Un anno di guerra, zero soluzioni: l’Ue alla prova del fuoco (e del fallimento)

A un anno dagli attacchi di Hamas, l'Ue resta paralizzata tra divisioni interne e incapacità di agire: una crisi di leadership.

Un anno di guerra, zero soluzioni: l’Ue alla prova del fuoco (e del fallimento)

Nel giorno in cui il mondo commemora il primo anniversario degli attacchi di Hamas contro Israele, l’Unione europea è la solita orchestra senza direttore, dove ogni musicista suona la propria partitura. È questo il quadro che emerge a un anno di distanza da quel tragico 7 ottobre 2023, con l’Ue incapace di trovare una voce comune su una delle crisi più complesse e durature del nostro tempo.

Mentre Ursula von der Leyen, presidente della Commissione europea, partecipa alla cerimonia commemorativa per le 1.200 vittime israeliane e i 250 ostaggi, il Medio Oriente ribolle. Gaza continua a sanguinare sotto i bombardamenti, il Libano trema per gli scontri tra Israele e Hezbollah e l’Iran viene minacciato di rappresaglie. In questo scenario da polveriera, l’Ue si dimostra incapace di offrire una risposta unitaria e coerente.

L’Europa: un coro di voci stonate

L’Unione si presenta come un mosaico di posizioni contrastanti. Da un lato, Austria e Ungheria si ergono a paladini di Israele. Dall’altro, Irlanda, Spagna e Belgio alzano la voce in difesa dei palestinesi. In mezzo, una vasta gamma di sfumature diplomatiche che rendono impossibile qualsiasi azione comune efficace. Le tensioni non si limitano alle capitali europee. L’Irlanda, con i suoi 347 caschi blu in Libano, respinge con fermezza la richiesta israeliana di ritirare i peacekeepers, definendola “oltraggiosa”. La Francia di Macron, invocando un embargo sulle armi verso Israele, si attira le ire di Netanyahu che risponde con un video al vetriolo.

Silenzio assordante: il vuoto diplomatico dell’Ue

Mentre von der Leyen ribadisce la condanna di Hamas e la solidarietà a Israele, pur esprimendo preoccupazione per Gaza, Josep Borrell, Alto Rappresentante per la Politica Estera dell’Ue, brilla per il suo silenzio. Un’assenza di comunicazione che parla più di mille dichiarazioni, evidenziando la paralisi decisionale ai vertici dell’Unione.

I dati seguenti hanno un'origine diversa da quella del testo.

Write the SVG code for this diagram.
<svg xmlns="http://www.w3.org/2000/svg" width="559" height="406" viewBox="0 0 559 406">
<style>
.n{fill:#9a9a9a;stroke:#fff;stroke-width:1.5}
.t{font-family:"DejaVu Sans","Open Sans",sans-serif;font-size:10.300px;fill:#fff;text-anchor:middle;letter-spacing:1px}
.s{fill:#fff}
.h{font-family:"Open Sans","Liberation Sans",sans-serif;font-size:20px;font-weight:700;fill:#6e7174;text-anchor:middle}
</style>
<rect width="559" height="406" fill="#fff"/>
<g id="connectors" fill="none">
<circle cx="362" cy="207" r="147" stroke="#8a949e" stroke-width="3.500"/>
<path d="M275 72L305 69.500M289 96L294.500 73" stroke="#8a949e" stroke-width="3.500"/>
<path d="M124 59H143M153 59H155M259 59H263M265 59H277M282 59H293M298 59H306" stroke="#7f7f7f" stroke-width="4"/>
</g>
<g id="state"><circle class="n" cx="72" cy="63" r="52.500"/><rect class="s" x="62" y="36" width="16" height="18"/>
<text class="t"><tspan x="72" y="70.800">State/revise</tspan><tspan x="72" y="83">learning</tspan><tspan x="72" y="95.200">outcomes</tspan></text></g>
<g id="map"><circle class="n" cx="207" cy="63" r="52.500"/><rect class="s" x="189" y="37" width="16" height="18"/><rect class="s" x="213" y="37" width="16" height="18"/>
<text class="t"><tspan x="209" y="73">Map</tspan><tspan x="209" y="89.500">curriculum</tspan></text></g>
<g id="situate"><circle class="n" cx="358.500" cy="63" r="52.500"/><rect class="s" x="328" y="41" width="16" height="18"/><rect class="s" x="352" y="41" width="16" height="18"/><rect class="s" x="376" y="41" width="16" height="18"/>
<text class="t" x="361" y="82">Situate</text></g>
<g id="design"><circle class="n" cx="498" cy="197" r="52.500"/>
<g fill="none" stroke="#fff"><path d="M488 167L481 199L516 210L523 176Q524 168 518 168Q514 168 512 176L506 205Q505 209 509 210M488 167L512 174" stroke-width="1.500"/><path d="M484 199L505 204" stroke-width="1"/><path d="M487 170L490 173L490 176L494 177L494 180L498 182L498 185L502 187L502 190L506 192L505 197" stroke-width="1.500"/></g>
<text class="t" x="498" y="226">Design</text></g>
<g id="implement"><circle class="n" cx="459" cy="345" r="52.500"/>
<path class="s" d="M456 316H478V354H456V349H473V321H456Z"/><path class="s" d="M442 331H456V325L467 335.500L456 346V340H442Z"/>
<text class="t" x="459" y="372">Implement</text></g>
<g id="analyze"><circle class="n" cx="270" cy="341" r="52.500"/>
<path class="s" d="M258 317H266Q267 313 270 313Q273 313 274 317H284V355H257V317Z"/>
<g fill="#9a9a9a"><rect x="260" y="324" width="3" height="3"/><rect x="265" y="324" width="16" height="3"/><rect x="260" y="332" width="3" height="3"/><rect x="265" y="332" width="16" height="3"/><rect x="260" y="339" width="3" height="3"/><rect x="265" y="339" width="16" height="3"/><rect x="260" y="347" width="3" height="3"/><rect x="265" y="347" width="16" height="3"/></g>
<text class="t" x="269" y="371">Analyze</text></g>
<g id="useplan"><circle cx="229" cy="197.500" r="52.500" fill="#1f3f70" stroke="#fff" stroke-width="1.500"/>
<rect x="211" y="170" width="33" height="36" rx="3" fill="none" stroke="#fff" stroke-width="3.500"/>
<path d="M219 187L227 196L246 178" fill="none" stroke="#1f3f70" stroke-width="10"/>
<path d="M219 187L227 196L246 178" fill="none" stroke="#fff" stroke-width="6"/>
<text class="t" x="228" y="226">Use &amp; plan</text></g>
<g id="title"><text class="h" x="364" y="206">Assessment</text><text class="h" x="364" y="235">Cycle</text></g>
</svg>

In una dichiarazione domenicale, von der Leyen ha affermato: “Non ci può essere alcuna giustificazione per gli atti di terrore di Hamas. Condanno ancora una volta, e nei termini più forti possibili, quegli attacchi barbari”. Ha inoltre ribadito la speranza dell’Ue per un cessate il fuoco immediato e il rilascio degli ostaggi rimanenti, deplorando la “terribile” situazione umanitaria a Gaza e mettendo in guardia contro una “spirale di violenza” in tutta la regione.

L’incapacità dell’Ue di parlare con una sola voce ha effetti devastanti sulla sua credibilità internazionale. Sul piano diplomatico, l’Europa si riduce a spettatore passivo di eventi che la riguardano da vicino. La sua autorevolezza come attore geopolitico viene minata alla radice, mentre gli sforzi umanitari, urgenti e necessari, vengono ostacolati dalla mancanza di coordinamento. Non da ultimo, le fratture interne all’Unione si allargano, minacciando la coesione su altri dossier cruciali. La posta in gioco non è solo la pace in Medio Oriente, ma la stessa credibilità dell’Unione come attore globale.

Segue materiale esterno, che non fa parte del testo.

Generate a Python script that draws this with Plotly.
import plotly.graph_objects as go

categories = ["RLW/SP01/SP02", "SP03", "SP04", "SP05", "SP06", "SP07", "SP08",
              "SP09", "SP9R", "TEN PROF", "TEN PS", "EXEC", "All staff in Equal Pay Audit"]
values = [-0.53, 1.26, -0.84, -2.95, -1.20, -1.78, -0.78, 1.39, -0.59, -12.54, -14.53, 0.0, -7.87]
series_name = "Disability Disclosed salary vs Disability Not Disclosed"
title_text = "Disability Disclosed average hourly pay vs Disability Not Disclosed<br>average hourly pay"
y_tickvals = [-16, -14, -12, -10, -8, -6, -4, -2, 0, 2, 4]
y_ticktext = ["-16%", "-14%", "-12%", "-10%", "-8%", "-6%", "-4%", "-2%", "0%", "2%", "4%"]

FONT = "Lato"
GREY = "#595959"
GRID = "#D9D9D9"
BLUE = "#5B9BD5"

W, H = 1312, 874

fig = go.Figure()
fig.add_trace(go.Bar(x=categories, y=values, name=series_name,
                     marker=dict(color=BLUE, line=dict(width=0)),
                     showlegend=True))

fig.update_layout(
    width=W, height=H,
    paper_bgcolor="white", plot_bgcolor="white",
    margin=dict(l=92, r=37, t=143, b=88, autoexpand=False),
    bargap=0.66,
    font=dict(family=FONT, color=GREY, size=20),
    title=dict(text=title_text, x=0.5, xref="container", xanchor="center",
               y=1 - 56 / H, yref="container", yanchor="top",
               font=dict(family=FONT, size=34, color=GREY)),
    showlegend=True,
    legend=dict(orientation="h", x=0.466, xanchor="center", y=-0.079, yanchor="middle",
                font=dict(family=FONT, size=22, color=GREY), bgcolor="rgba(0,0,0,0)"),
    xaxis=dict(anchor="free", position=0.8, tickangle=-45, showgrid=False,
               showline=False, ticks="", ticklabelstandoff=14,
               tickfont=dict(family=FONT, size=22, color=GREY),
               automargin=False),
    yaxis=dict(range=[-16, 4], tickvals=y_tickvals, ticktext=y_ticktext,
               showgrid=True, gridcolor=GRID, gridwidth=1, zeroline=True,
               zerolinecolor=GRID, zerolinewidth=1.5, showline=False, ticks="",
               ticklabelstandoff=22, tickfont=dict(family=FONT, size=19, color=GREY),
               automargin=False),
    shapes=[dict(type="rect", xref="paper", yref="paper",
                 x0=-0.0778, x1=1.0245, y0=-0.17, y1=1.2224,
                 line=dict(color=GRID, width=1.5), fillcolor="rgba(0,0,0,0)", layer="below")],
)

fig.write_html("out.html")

In Europa e nel mondo, migliaia di persone hanno partecipato a manifestazioni. Alcune si sono riunite in solidarietà con Israele, chiedendo il rilascio degli ostaggi rimanenti ma molte di più sono scese in piazza per protestare contro le operazioni militari israeliane. Le manifestazioni riflettono la divisione dell’opinione pubblica che si rispecchia nella frammentazione delle posizioni politiche all’interno dell’Ue. 

L’anniversario degli attacchi del 7 ottobre mette a nudo non solo la tragedia del conflitto israelo-palestinese ma anche l’inadeguatezza dell’Ue di fronte alle sfide geopolitiche del nostro tempo. In un mondo sempre più polarizzato e instabile l’Europa non può più permettersi il lusso di parlare con voci discordanti. Il risultato è una riduzione a un’appendice marginale nelle grandi partite geopolitiche, condannata all’irrilevanza proprio quando il suo ruolo sarebbe più necessario che mai.

La posta in gioco è alta: non solo il futuro del Medio Oriente ma anche il ruolo dell’Europa nel mondo del XXI secolo.